Wiederherstellung der Spielergemeinschaft
Wiederholen bzw. neu erleben der alten Zeiten
Nicht nur PvE fördern, sondern auch PvP und RpG
Zusammen über alte und neue Zeiten diskutieren
Und vieles mehr


*Ablauf:*

Der Start und sogleich das Eröffnungsevent starten am Freitag den „02.08.2013“ um 18 Uhr!
Der Gildenname, Server und Fraktion werden per Umfragen auf der Homepage ermittelt.

*Homepage:*



> *http://projektx.enjin.com/home*




Um ein besseres Klima untereinander zu haben, habe ich mich schon einmal an die Regeln gemacht. Ich bitte euch, Sie gründlich durchzulesen und einzuhalten. Wer das nicht kann, soll bitte nicht an diesem Projekt teilnehmen, da ich immer das Beste für jeden Spieler möchte und das geht nun einmal mit Regeln. Diese findet Ihr auch in der Homepage wieder.
*
Ausrüstungsgestände:*
I. Accountgebundenes Equip ist zum Leveln erlaubt! Ab erreichen von LvL 60 jedoch, muss das Equip abgelegt werden und darf erst wieder mit TBC verwendet werden!
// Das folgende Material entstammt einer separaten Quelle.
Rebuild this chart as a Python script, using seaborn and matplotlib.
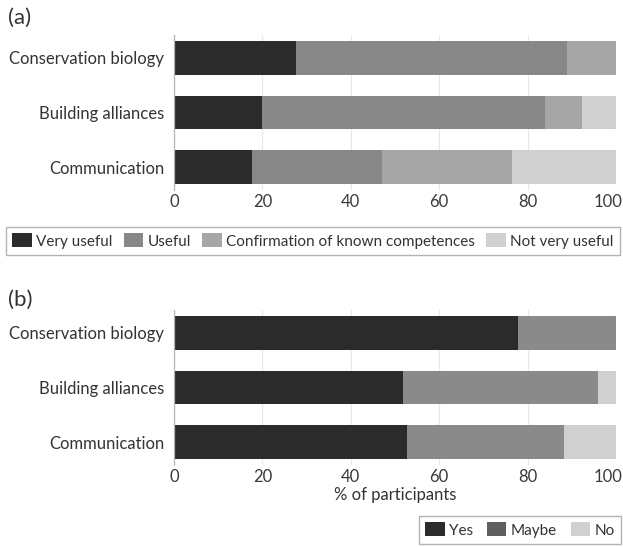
import numpy as np
import pandas as pd
import matplotlib
matplotlib.use('Agg')
from matplotlib import pyplot as plt
from matplotlib.patches import Patch
from matplotlib.transforms import ScaledTranslation
import seaborn as sns

sns.set_style('white')
plt.rcParams['font.family'] = ['Lato', 'DejaVu Sans']

categories = ['Conservation biology', 'Building alliances', 'Communication']

# (a) usefulness of the training, % of participants
labels_a = ['Very useful', 'Useful', 'Confirmation of known competences', 'Not very useful']
very_useful = [27.6, 19.9, 17.7]
useful = [61.3, 64.1, 29.3]
confirmation = [11.1, 8.3, 29.5]
not_very_useful = [0.0, 7.7, 23.5]
colors_a = ['#2b2b2b', '#878787', '#a6a6a6', '#d0d0d0']

# (b) would use it again, % of participants
labels_b = ['Yes', 'Maybe', 'No']
yes = [77.9, 51.8, 52.7]
maybe = [22.1, 44.2, 35.6]
no = [0.0, 4.0, 11.7]
colors_b = ['#2b2b2b', '#8a8a8a', '#d0d0d0']
legend_colors_b = ['#2b2b2b', '#5f5f5f', '#d0d0d0']

W, H = 623, 547
fig = plt.figure(figsize=(W / 100, H / 100), dpi=100)
ax1 = fig.add_axes([174 / W, 1 - 190 / H, 442 / W, 155 / H])
ax2 = fig.add_axes([174 / W, 1 - 465 / H, 442 / W, 155 / H])


def stacked(ax, series, colors):
    cum = np.cumsum(np.array(series), axis=0)
    # draw from the total backwards so each segment shows
    for i in range(len(series) - 1, -1, -1):
        df = pd.DataFrame({'cat': categories, 'val': cum[i]})
        sns.barplot(data=df, x='val', y='cat', orient='h', color=colors[i],
                    saturation=1, width=0.62, linewidth=0, ax=ax)
    ax.set_xlim(0, 100)
    ax.set_ylim(2.42, -0.42)
    ax.set_xticks([0, 20, 40, 60, 80, 100])
    ax.set_axisbelow(True)
    ax.xaxis.grid(True, color='#e8e8e8', lw=0.9)
    ax.yaxis.grid(False)
    for s in ['top', 'right', 'bottom']:
        ax.spines[s].set_visible(False)
    ax.spines['left'].set_color('#b5b5b5')
    ax.spines['left'].set_linewidth(0.9)
    ax.tick_params(length=0, labelsize=12)
    ax.tick_params(axis='y', colors='#333333', pad=7)
    ax.tick_params(axis='x', colors='#3a3a3a', pad=3)
    ax.set_ylabel('')
    ax.set_xlabel('')
    # keep "100" inside the figure edge
    last = ax.get_xticklabels()[-1]
    last.set_transform(last.get_transform() + ScaledTranslation(-8 / 100, 0, fig.dpi_scale_trans))


stacked(ax1, [very_useful, useful, confirmation, not_very_useful], colors_a)
stacked(ax2, [yes, maybe, no], colors_b)
ax2.set_xlabel('% of participants', fontsize=12, color='#333333', labelpad=1)

fig.text(8 / W, 1 - 18 / H, '(a)', fontsize=16, color='#333333', va='center')
fig.text(8 / W, 1 - 300 / H, '(b)', fontsize=16, color='#333333', va='center')


def box_legend(handles, labels, cx, cy, spacing):
    leg = fig.legend(handles, labels, ncol=len(labels), loc='center',
                     bbox_to_anchor=(cx / W, 1 - cy / H), fontsize=11,
                     frameon=True, fancybox=False, handlelength=1.25,
                     handleheight=1.0, handletextpad=0.3, borderaxespad=0,
                     borderpad=0.45, columnspacing=spacing)
    leg.get_frame().set_edgecolor('#a0a0a0')
    leg.get_frame().set_linewidth(1)
    for t in leg.get_texts():
        t.set_color('#333333')
    return leg


h_a = [Patch(facecolor=c, edgecolor='none') for c in colors_a]
box_legend(h_a, labels_a, 313, 241, 0.75)

h_b = [Patch(facecolor=c, edgecolor='none') for c in legend_colors_b]
box_legend(h_b, labels_b, 520, 530, 0.9)

fig.savefig('out.png', dpi=100)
II. Equip aus dem daraufliegenden Addon sind verboten! 

III. Es darf kein Gebiet aus dem daraufliegenden Addon betreten werden.

IV. Gelevelt wird „ohne" Werbt einen Freund, Rolle der Auferstehung und dem 300% Erfahrungstrank!

V. Die erste Woche werden nur Spieler in die Gilde eingeladen, die LvL 1 sind. Eine Woche darauf wird das Cap auf LvL 20 angehoben. Dies erweitert sich nach einer gewissen Zeit.

VI. Es werden die Raids nach der Reihenfolge gespielt. MC -> BWL -> AQ 20 -> AQ 40

VII. Das Leveln wird erst nach dem Eröffnungsevent freigegeben! 

VIII. Es wird nur bis zu dem vorgegebenen Level gelevelt, wird dies nicht beachtet, führt dies zum Gildenausschluss. Er kann gerne einen neuen Charakter anfangen.

IX. Die Gilde wird demokratisch, sodass auch alle Mitglieder Ihre Ideen vorschlagen können und abstimmen können. Die Ausführung  jedoch folgt vom Gildenleiter bzw. dem Gildenrat.

X. Pandaren sind verboten, bis zum erreichen dessen Addon! Ausnahmen: Goblins, Worgen.

XI. Todesritter/Mönche sind verboten, bis zum erreichen dessen Addon! Ausnahmen: Schamanen, Paladine. Dk´s und Mönche werden mit start von WotLk freigegeben, da sie hierbei am meisten balance haben und eher hinzupassen. 

XIV. Der erste Levelstopp wird mit LvL 40 eingelegt! Dann wird gemeinsam beschlossen, wann er wieder aufgehoben wird.

___________________________________________________________________________________________________________________________________________________________________________________

*Verhaltensregeln:*

I. Da dies ein Gemeinschaftsprojekt ist, wird das Verhalten gegenüber Mitgliedern stets beachtet!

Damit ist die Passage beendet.